At present, advice from the European Securities and Markets Authority (Esma) to the European Commission concerning so-called level 2 measures under MiFID II prevents broker commissions from being used to pay for investment research directly.

Executing brokers currently put aside a portion of the commission paid by managers into a separate account. Every quarter managers then rate the quality of the research provided by the firms that execute its trade and this portion of the commission is re-distributed to brokers at the top of the list. This practice is known as commission sharing agreements (CSAs).

Esma argues that paying commissions directly conflicts with the requirement for fund managers to provide best execution to clients, since managers are more likely to execute with brokers that have provided them with good research.

The rules characterise the wider objective of Mifid II “to atomise the various services and costs involved in fund management and private banking”, according to Hermann Beythan, a partner at Linklaters in Luxembourg.

But Funered raised objections to the claim that good research induced managers to execute with the broker who published it. He noted that if a fund manager issued a request to its execution desk to buy a certain stock, “the trading desk would not know where the manager got the idea from."

Chinese walls between fund managers and trading desks meant that even if the manager wanted to reward the broker from which the ideas came, he/she wouldn’t be able to.

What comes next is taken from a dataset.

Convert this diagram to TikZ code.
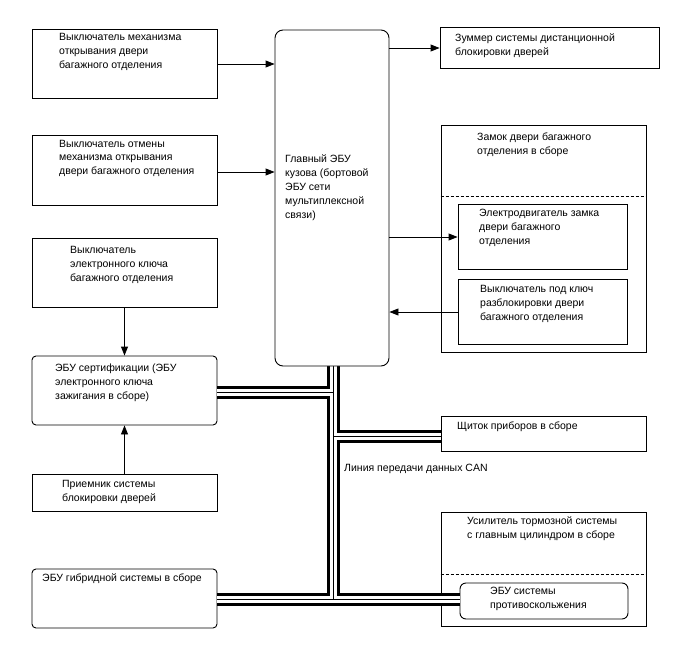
\documentclass[tikz,border=0pt]{standalone}
\usepackage{fontspec}
\setmainfont{Liberation Sans}
\usetikzlibrary{arrows.meta}
\begin{document}
\begin{tikzpicture}[x=1pt,y=-1pt,
  box/.style={draw=black,line width=0.9pt,rectangle,inner sep=0pt},
  rbox/.style={box,rounded corners=4pt},
  lbl/.style={anchor=base west,inner sep=0pt,align=left,font=\fontsize{10.5}{14}\selectfont},
  arr/.style={line width=0.9pt,-{Triangle[length=9pt,width=7pt]}},
  busout/.style={line width=13pt,black},
  busin/.style={line width=7pt,white},
  busmid/.style={line width=0.7pt,black},
  dashsep/.style={line width=0.9pt,dash pattern=on 3pt off 2pt}]
\useasboundingbox (0,0) rectangle (688,658);
\fill[white] (0,0) rectangle (688,658);
% groups
\node[box,minimum width=205pt,minimum height=227pt] (lockgrp) at (543.5,238.5) {};
\node[box,minimum width=205pt,minimum height=114pt] (brkgrp) at (543.5,569) {};
\draw[dashsep] (lockgrp.west |- 0,196) -- (lockgrp.east |- 0,196);
\draw[dashsep] (brkgrp.west |- 0,574) -- (brkgrp.east |- 0,574);
% nodes
\node[box,minimum width=185pt,minimum height=69pt] (swopen) at (124.5,63.5) {};
\node[box,minimum width=185pt,minimum height=70pt] (swcancel) at (124.5,170) {};
\node[box,minimum width=185pt,minimum height=69pt] (swkey) at (124.5,272.5) {};
\node[rbox,minimum width=185pt,minimum height=69pt] (cert) at (124.5,390.5) {};
\node[box,minimum width=185pt,minimum height=37pt] (recv) at (124.5,492.5) {};
\node[rbox,minimum width=185pt,minimum height=59pt] (hyb) at (124.5,598.5) {};
\node[box,minimum width=219pt,minimum height=41pt] (buzz) at (549.5,47.5) {};
\node[box,minimum width=169pt,minimum height=65pt] (motor) at (542.5,236.5) {};
\node[box,minimum width=169pt,minimum height=65pt] (keysw) at (542.5,311.5) {};
\node[box,minimum width=205pt,minimum height=35pt] (meter) at (543.5,433.5) {};
\node[box,rounded corners=6pt,minimum width=168pt,minimum height=36pt] (abs) at (544,601) {};
% CAN bus
\coordinate (jcert) at (333,392);
\coordinate (jmeter) at (333,436);
\coordinate (jbot) at (333,599);
\foreach \s in {busout,busin,busmid}{
  \draw[\s] (333,366) -- (jbot);
  \draw[\s] (cert.east |- jcert) -- (jcert);
  \draw[\s] (jmeter) -- (meter.west |- jmeter);
  \draw[\s] (hyb.east |- jbot) -- (abs.west |- jbot);
}
\node[box,rounded corners=8pt,fill=white,minimum width=114pt,minimum height=336pt] (ecu) at (332,198) {};
% connectors
\draw[arr] (swopen.east |- 0,64) -- (ecu.west |- 0,64);
\draw[arr] (swcancel.east |- 0,172) -- (ecu.west |- 0,172);
\draw[arr] (ecu.east |- 0,48) -- (buzz.west |- 0,48);
\draw[arr] (ecu.east |- 0,237) -- (motor.west |- 0,237);
\draw[arr] (keysw.west |- 0,312) -- (ecu.east |- 0,312);
\draw[arr] (swkey.south) -- (cert.north);
\draw[arr] (recv.north) -- (cert.south);
% labels (base = baseline of last line)
\node[lbl] (tswopen) at (59,69) {Выключатель механизма\\открывания двери\\багажного отделения};
\node[lbl] (tswcancel) at (59,175) {Выключатель отмены\\механизма открывания\\двери багажного отделения};
\node[lbl] (tswkey) at (70,281) {Выключатель\\электронного ключа\\багажного отделения};
\node[lbl] (tcert) at (55,399) {ЭБУ сертификации (ЭБУ\\электронного ключа\\зажигания в сборе)};
\node[lbl] (trecv) at (62,501) {Приемник системы\\блокировки дверей};
\node[lbl] (thyb) at (42,581) {ЭБУ гибридной системы в сборе};
\node[lbl] (tecu) at (285,218) {Главный ЭБУ\\кузова (бортовой\\ЭБУ сети\\мультиплексной\\связи)};
\node[lbl] (tbuzz) at (455,56) {Зуммер системы дистанционной\\блокировки дверей};
\node[lbl] (tlock) at (477,155) {Замок двери багажного\\отделения в сборе};
\node[lbl] (tmotor) at (479,244) {Электродвигатель замка\\двери багажного\\отделения};
\node[lbl] (tkeysw) at (480,320) {Выключатель под ключ\\разблокировки двери\\багажного отделения};
\node[lbl] (tmeter) at (457,429) {Щиток приборов в сборе};
\node[lbl] (tcan) at (344,471) {Линия передачи данных CAN};
\node[lbl] (tbrk) at (467,538) {Усилитель тормозной системы\\с главным цилиндром в сборе};
\node[lbl] (tabs) at (490,608) {ЭБУ системы\\противоскольжения};
\end{tikzpicture}
\end{document}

Besides, “traders would be in big trouble if they did not get best execution for their clients”, said Funered.

The December draft by Esma provided an alternative to paying for broker research directly: obtaining permission from the client via a specific agreement.

However, managers argue that striking detailed new contracts with every underlying client would be impossible to implement. They wonder if managers would have to ask permission from every investor in a mutual fund, for example, and query what would happen if investors in the same fund gave different answers.

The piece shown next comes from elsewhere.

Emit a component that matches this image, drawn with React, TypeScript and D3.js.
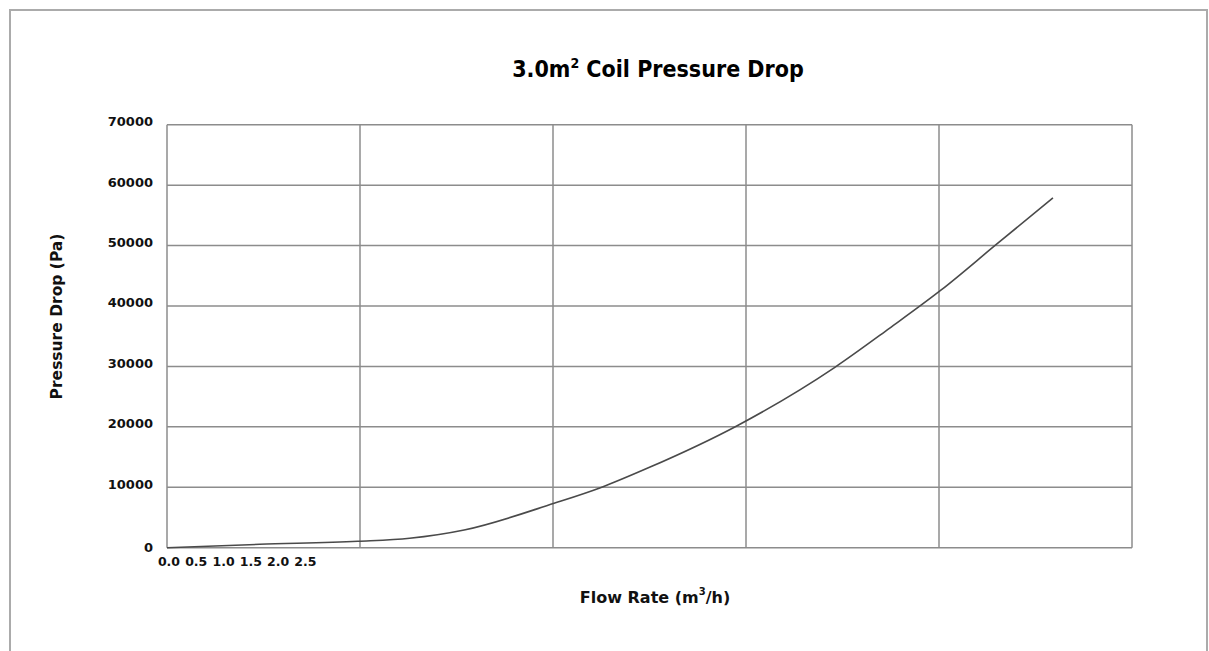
import React from "react"
import * as d3 from "d3"

// values
const flowRate = [0, 1.7, 3.5, 4.45, 5.45, 7.1, 7.95, 8.85, 10.45, 12.25, 13.25, 14.2, 15.2, 16.25]
const pressureDrop = [0, 560, 1060, 1560, 2930, 7350, 9930, 13300, 20150, 29850, 36300, 42650, 50100, 57900]
const xTickValues = [0, 0.5, 1.0, 1.5, 2.0, 2.5]
const yTickValues = [0, 10000, 20000, 30000, 40000, 50000, 60000, 70000]
const X_MAX = 17.7
const Y_MAX = 70000
const X_GRID_DIVISIONS = 5

const W = 1209
const H = 651
const margin = {top: 124.7, right: 77, bottom: 103.3, left: 167}

const App = () => {
    const innerW = W - margin.left - margin.right
    const innerH = H - margin.top - margin.bottom

    const x = d3.scaleLinear().domain([0, X_MAX]).range([margin.left, margin.left + innerW])
    const y = d3.scaleLinear().domain([0, Y_MAX]).range([margin.top + innerH, margin.top])

    const xGrid = d3.range(X_GRID_DIVISIONS + 1).map(i => X_MAX * i / X_GRID_DIVISIONS)

    const points: [number, number][] = flowRate.map((f, i) => [f, pressureDrop[i]])
    const line = d3.line<[number, number]>()
        .x(d => x(d[0]))
        .y(d => y(d[1]))
        .curve(d3.curveMonotoneX)

    const gridColor = "#8c8c8c"
    const labelFont = "'DejaVu Sans', Verdana, sans-serif"

    return (
        <svg width={W} height={H} style={{position: "absolute", left: 0, top: 0, background: "#fff"}}>
            <rect x={10} y={10} width={1197} height={700} fill="#fff" stroke="#ababab" strokeWidth={2} />

            <text x={658} y={77} textAnchor="middle" fontFamily="'DejaVu Sans Condensed', 'DejaVu Sans', sans-serif"
                  fontWeight="bold" fontSize={23} fill="#000">
                3.0m<tspan fontSize={14} dy={-9}>2</tspan><tspan dy={9}> Coil Pressure Drop</tspan>
            </text>

            {/* horizontal grid */}
            {yTickValues.map(v => (
                <line key={"h" + v} x1={margin.left} x2={margin.left + innerW} y1={y(v)} y2={y(v)}
                      stroke={gridColor} strokeWidth={1.5} />
            ))}
            {/* vertical grid */}
            {xGrid.map((v, i) => (
                <line key={"v" + i} x1={x(v)} x2={x(v)} y1={margin.top} y2={margin.top + innerH}
                      stroke={gridColor} strokeWidth={1.5} />
            ))}

            {/* y tick labels */}
            {yTickValues.map(v => (
                <text key={"yt" + v} x={margin.left - 14} y={y(v) + (v === 0 ? 4.5 : 1.5)} textAnchor="end"
                      fontFamily={labelFont} fontWeight="bold" fontSize={13} fill="#111">
                    {v}
                </text>
            ))}

            {/* x tick labels */}
            {xTickValues.map(v => (
                <text key={"xt" + v} x={x(v) + 2} y={566} textAnchor="middle"
                      fontFamily={labelFont} fontWeight="bold" fontSize={12.5} fill="#111">
                    {v.toFixed(1)}
                </text>
            ))}

            <path d={line(points) || ""} fill="none" stroke="#4a4a4a" strokeWidth={1.6} />

            <text transform={`translate(62,316.5) rotate(-90)`} textAnchor="middle"
                  fontFamily={labelFont} fontWeight="bold" fontSize={15.5} fill="#111">
                Pressure Drop (Pa)
            </text>

            <text x={655} y={603} textAnchor="middle" fontFamily={labelFont} fontWeight="bold" fontSize={16} fill="#111">
                Flow Rate (m<tspan fontSize={10} dy={-8}>3</tspan><tspan dy={8}>/h)</tspan>
            </text>
        </svg>
    )
}

export default App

Funered said that even if it was possible to implement it would create a “free-rider problem”. Say a manager runs a segregated account for an institutional investor and a mutual fund for retail investors. The institutional fund refuses to pay for the research, while the mutual fund pays for it.

“The fund manager still uses the knowledge he has in making decisions for both funds,” he said, regardless of where that knowledge had been gathered. 

While the principal of unbundling fees is a good one, Beythan said the danger was that atomising fees “to the last detail” created an overwhelming administrative burden that affected consumers as much as managers. “The danger is that the consumer will see all of the trees, but no forest,” he said.

Nevertheless, the chances of provisions such as this being softened were “rather slim”, he acknowledged, adding: “More likely is that in several years the European Commission may become aware of the downside of this approach."